> The records
--*--
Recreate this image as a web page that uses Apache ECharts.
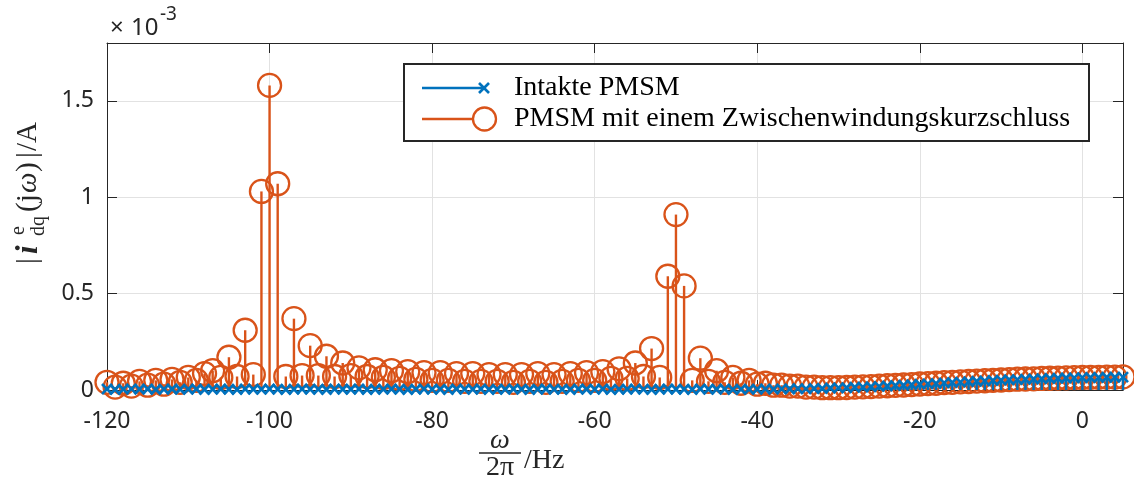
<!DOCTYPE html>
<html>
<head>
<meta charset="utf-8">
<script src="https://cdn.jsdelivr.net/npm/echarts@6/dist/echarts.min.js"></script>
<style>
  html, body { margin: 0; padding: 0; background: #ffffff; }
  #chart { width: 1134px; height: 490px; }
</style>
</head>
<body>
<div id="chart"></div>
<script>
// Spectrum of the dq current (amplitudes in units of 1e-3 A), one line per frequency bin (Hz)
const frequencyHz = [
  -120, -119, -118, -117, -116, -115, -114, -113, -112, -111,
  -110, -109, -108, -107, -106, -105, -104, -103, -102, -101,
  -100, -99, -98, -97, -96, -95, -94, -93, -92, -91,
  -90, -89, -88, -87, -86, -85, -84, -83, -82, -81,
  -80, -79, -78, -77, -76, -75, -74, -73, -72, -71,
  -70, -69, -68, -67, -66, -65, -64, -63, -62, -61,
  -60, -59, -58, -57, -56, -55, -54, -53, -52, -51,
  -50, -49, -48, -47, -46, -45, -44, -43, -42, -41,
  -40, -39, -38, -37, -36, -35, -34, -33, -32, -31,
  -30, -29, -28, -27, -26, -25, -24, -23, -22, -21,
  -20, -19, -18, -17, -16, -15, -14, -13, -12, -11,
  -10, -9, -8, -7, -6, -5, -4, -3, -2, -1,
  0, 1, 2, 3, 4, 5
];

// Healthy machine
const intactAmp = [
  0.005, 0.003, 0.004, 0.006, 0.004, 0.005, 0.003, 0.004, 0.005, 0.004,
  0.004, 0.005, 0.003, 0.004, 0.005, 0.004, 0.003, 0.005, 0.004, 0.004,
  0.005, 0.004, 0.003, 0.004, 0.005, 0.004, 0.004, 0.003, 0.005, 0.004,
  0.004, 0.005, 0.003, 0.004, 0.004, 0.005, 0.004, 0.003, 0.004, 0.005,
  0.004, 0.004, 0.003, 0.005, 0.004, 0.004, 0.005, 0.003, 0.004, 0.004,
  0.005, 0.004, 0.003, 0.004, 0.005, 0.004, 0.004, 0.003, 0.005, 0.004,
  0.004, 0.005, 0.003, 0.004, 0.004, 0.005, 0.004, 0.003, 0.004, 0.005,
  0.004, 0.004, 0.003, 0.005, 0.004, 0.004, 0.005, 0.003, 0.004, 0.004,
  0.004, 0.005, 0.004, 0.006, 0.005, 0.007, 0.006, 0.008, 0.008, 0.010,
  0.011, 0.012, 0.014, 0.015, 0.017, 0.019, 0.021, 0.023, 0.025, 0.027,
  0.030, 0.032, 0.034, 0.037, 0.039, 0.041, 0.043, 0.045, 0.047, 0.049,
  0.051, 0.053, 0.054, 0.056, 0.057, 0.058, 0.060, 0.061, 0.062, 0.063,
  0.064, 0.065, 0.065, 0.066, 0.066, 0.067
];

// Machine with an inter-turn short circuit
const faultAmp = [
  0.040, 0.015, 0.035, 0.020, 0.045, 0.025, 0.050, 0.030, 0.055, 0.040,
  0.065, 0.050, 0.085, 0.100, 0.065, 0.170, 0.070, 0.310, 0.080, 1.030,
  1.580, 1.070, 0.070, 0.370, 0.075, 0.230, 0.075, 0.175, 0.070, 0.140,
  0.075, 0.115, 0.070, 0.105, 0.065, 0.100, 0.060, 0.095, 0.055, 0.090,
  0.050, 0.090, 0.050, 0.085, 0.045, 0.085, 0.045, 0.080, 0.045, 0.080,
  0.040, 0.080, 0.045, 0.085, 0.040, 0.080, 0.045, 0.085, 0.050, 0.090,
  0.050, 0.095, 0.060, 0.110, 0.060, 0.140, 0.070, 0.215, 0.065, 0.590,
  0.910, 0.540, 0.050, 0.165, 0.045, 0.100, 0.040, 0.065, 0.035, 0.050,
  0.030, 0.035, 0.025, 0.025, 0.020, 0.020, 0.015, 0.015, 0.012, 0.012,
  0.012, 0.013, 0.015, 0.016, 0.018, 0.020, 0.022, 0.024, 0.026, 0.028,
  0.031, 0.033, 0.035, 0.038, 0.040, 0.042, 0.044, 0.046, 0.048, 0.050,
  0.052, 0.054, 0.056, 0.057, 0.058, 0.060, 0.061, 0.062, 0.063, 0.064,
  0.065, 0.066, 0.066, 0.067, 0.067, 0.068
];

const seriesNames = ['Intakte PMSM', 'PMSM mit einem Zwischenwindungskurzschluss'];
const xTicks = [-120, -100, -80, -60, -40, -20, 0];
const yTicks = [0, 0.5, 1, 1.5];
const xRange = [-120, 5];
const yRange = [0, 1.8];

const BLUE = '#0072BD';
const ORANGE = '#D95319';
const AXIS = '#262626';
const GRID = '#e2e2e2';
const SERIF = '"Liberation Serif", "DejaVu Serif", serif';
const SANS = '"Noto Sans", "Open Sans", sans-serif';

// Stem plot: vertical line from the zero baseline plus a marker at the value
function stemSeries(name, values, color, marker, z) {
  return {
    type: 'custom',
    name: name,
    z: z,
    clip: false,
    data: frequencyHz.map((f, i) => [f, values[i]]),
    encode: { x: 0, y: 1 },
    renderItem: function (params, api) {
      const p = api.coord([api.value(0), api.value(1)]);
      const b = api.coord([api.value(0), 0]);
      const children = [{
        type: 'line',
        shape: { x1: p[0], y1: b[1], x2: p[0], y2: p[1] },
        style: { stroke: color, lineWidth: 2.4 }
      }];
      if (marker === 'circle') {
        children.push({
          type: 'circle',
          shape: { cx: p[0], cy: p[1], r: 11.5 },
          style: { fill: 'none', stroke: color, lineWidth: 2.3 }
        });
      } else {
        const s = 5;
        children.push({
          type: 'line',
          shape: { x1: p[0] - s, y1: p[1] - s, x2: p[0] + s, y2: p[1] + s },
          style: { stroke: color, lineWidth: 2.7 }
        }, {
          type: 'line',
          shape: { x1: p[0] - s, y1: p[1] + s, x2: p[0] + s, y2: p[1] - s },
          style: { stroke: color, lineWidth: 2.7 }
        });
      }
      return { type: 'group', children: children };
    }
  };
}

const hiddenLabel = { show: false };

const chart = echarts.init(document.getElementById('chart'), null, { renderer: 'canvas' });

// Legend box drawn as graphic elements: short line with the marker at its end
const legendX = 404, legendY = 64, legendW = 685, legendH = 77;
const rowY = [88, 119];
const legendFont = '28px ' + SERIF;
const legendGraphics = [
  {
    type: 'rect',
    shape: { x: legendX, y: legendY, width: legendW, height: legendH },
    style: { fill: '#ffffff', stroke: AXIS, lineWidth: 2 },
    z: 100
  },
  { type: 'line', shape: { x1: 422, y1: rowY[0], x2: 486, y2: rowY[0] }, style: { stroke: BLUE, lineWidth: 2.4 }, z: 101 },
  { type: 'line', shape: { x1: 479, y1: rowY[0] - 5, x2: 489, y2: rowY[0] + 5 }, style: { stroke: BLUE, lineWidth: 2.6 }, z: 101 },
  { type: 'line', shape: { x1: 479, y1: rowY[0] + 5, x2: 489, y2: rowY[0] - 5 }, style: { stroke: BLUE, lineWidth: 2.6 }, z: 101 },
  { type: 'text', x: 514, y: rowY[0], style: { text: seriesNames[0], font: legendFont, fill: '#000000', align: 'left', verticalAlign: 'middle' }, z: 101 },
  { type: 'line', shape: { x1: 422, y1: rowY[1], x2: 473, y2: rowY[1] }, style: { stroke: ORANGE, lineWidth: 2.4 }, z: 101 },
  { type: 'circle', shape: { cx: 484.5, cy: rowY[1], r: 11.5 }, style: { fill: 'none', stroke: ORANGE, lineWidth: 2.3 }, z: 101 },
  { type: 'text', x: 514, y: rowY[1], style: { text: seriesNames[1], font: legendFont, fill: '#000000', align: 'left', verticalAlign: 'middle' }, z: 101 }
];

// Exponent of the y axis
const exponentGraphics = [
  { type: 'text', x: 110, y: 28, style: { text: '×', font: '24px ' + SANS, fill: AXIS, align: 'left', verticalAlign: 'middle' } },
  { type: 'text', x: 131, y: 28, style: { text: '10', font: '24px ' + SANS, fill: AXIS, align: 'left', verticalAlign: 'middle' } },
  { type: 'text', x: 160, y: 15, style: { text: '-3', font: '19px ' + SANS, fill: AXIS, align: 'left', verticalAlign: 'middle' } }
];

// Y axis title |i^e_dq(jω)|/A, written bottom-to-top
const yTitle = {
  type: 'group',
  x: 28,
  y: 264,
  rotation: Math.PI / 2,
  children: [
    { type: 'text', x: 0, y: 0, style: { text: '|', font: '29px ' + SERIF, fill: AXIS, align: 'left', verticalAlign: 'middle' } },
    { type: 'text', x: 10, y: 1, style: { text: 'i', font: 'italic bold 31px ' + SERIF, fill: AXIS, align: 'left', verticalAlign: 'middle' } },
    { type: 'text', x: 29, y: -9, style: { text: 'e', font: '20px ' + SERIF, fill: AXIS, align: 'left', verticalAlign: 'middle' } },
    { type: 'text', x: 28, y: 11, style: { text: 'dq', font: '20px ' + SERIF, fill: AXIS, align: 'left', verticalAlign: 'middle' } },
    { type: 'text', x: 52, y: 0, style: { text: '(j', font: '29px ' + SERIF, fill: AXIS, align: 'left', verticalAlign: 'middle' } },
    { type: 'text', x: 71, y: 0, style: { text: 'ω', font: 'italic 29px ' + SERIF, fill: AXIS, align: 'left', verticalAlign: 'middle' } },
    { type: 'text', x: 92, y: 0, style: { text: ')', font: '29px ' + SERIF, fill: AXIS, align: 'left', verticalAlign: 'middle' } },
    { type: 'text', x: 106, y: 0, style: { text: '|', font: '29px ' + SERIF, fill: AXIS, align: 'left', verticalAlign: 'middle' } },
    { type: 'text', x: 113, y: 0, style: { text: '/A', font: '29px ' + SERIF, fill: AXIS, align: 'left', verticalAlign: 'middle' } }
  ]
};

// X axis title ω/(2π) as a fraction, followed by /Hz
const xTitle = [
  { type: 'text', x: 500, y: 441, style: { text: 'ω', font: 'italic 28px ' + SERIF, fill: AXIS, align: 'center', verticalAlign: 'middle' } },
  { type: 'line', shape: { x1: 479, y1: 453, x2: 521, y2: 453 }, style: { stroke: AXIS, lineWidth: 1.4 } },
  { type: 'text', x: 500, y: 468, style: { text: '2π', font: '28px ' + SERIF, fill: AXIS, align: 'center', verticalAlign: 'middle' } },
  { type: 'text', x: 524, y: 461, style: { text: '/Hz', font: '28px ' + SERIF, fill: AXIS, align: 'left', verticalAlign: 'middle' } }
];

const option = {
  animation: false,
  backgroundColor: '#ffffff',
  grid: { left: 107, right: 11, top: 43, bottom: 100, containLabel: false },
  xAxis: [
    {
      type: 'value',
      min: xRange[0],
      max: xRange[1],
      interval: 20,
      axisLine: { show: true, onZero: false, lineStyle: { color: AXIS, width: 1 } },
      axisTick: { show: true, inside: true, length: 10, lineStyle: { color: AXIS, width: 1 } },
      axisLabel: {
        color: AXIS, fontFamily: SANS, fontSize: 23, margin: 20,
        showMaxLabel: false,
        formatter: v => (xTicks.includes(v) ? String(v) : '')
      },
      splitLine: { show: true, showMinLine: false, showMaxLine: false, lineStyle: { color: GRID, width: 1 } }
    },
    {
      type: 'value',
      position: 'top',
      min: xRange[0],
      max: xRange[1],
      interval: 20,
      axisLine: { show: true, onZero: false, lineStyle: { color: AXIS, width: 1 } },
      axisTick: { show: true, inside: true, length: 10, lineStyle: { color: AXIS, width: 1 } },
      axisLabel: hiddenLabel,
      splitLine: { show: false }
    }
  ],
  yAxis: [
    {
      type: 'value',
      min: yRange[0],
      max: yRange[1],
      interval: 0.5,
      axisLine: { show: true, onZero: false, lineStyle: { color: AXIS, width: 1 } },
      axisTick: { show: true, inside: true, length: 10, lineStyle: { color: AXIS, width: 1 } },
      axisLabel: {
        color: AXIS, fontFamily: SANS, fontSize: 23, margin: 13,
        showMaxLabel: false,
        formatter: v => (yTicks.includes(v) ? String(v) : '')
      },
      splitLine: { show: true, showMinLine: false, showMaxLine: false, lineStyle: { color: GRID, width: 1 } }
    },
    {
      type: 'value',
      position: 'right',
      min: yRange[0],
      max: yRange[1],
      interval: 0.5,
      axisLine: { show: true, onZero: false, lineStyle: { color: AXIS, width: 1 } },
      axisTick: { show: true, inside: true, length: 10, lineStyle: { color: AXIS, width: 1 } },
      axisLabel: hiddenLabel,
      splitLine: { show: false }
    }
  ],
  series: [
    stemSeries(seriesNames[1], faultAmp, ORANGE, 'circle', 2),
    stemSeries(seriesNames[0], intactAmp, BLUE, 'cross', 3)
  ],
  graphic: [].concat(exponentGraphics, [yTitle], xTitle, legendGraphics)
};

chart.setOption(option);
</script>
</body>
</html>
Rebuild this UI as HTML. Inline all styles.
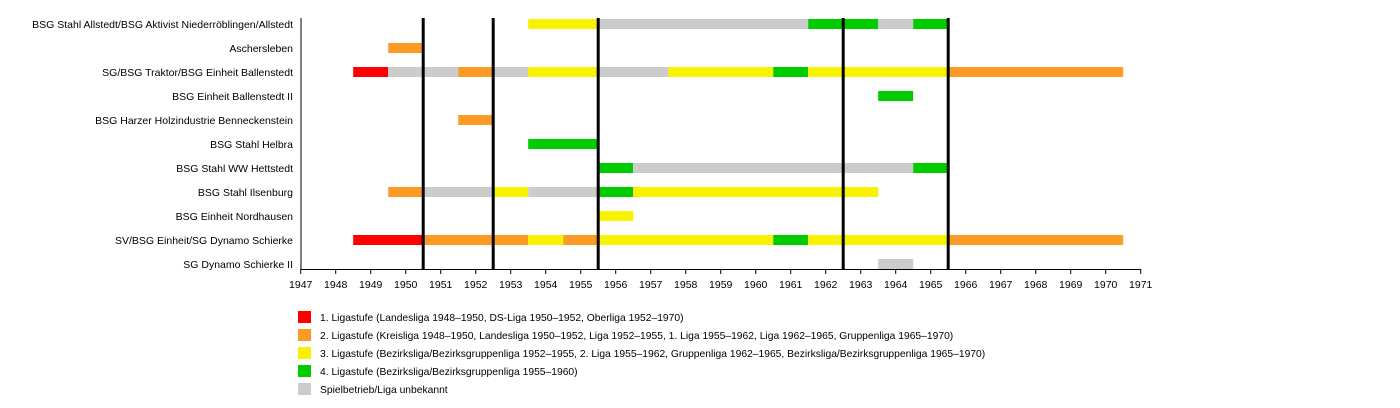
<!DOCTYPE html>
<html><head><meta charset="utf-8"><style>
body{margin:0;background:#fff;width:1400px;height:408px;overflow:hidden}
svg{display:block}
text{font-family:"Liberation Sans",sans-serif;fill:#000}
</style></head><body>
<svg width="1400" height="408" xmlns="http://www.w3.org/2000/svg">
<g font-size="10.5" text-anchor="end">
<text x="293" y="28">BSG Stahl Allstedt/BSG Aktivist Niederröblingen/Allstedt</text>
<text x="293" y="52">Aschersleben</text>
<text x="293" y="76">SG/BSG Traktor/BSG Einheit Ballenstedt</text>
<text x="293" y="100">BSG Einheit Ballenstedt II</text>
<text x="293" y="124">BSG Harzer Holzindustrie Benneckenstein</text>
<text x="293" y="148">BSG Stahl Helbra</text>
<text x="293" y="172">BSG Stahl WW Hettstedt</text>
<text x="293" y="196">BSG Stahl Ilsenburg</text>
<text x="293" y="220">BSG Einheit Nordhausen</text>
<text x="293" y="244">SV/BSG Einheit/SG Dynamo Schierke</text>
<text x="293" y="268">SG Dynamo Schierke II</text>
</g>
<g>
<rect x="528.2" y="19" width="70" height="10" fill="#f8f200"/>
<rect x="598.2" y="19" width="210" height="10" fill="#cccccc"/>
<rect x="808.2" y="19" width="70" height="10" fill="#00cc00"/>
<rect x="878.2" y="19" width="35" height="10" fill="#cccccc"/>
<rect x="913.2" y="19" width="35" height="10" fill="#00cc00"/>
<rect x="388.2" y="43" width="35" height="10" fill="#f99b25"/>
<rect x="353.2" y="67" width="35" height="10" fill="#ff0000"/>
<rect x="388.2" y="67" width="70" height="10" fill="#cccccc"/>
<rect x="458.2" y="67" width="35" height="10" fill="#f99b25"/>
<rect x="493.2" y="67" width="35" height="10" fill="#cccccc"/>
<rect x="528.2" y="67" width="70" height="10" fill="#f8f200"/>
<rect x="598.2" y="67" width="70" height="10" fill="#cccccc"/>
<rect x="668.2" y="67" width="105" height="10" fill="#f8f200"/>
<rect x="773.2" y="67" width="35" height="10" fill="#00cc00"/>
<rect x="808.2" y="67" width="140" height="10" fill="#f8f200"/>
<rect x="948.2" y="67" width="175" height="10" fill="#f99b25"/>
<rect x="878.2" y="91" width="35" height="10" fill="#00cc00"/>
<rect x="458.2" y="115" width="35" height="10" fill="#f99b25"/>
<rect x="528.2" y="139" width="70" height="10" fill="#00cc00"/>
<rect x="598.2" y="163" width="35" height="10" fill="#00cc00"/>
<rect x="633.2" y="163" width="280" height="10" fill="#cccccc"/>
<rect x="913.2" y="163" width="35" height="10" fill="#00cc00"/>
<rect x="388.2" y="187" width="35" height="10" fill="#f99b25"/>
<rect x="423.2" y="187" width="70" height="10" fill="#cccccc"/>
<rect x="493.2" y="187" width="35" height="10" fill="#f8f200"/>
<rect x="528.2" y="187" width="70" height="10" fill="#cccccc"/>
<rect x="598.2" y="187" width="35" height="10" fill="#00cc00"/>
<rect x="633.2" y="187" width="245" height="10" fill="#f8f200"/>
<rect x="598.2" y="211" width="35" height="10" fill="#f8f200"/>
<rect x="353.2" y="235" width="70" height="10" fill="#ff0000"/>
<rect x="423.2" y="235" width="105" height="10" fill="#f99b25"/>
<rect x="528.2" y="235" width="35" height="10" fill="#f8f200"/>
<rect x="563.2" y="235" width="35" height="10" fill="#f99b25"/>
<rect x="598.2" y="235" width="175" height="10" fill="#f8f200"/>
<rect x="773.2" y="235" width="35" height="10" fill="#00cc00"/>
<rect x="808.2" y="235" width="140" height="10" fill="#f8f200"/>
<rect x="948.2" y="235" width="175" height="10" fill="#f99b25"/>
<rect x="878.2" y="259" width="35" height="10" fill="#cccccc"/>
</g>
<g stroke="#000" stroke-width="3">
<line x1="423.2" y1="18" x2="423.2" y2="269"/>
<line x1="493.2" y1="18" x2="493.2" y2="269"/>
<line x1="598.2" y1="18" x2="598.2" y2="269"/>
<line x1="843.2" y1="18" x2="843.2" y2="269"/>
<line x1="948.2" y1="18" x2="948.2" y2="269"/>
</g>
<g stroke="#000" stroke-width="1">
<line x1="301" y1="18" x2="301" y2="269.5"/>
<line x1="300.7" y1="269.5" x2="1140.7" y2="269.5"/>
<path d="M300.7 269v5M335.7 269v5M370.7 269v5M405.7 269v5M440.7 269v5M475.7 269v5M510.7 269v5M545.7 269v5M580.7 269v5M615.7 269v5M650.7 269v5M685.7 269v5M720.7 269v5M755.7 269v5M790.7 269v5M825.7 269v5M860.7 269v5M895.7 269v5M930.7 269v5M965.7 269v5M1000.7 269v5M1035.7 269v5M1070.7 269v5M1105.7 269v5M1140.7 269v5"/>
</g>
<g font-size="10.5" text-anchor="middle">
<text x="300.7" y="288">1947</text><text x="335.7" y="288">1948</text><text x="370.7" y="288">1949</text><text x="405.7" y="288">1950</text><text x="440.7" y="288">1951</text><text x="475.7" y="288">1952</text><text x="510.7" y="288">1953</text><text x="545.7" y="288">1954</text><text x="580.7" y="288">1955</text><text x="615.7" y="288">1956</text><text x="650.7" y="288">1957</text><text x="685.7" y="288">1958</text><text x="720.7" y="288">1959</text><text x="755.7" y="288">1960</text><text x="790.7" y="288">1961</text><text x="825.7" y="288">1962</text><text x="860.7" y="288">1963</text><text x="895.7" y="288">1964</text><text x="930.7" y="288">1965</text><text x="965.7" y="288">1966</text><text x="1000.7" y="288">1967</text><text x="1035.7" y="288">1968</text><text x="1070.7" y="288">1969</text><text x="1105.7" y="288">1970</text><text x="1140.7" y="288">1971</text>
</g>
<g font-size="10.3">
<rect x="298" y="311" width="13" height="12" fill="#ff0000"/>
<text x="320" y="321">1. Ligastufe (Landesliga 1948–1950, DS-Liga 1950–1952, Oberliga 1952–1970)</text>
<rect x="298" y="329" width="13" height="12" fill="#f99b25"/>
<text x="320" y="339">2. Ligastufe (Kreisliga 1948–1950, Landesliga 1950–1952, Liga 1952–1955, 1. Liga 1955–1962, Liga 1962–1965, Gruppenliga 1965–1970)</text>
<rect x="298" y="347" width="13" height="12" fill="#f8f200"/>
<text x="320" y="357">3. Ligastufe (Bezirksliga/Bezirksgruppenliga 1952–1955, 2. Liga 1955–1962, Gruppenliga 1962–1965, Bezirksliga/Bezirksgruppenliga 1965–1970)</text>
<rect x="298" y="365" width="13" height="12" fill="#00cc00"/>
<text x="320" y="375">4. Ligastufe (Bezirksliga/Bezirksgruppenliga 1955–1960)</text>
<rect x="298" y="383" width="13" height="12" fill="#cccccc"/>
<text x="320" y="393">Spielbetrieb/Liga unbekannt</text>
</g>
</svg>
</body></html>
--*--
> Set task
Determine how many lines of the data contain "this" and give nothing but that number.

> Task response
2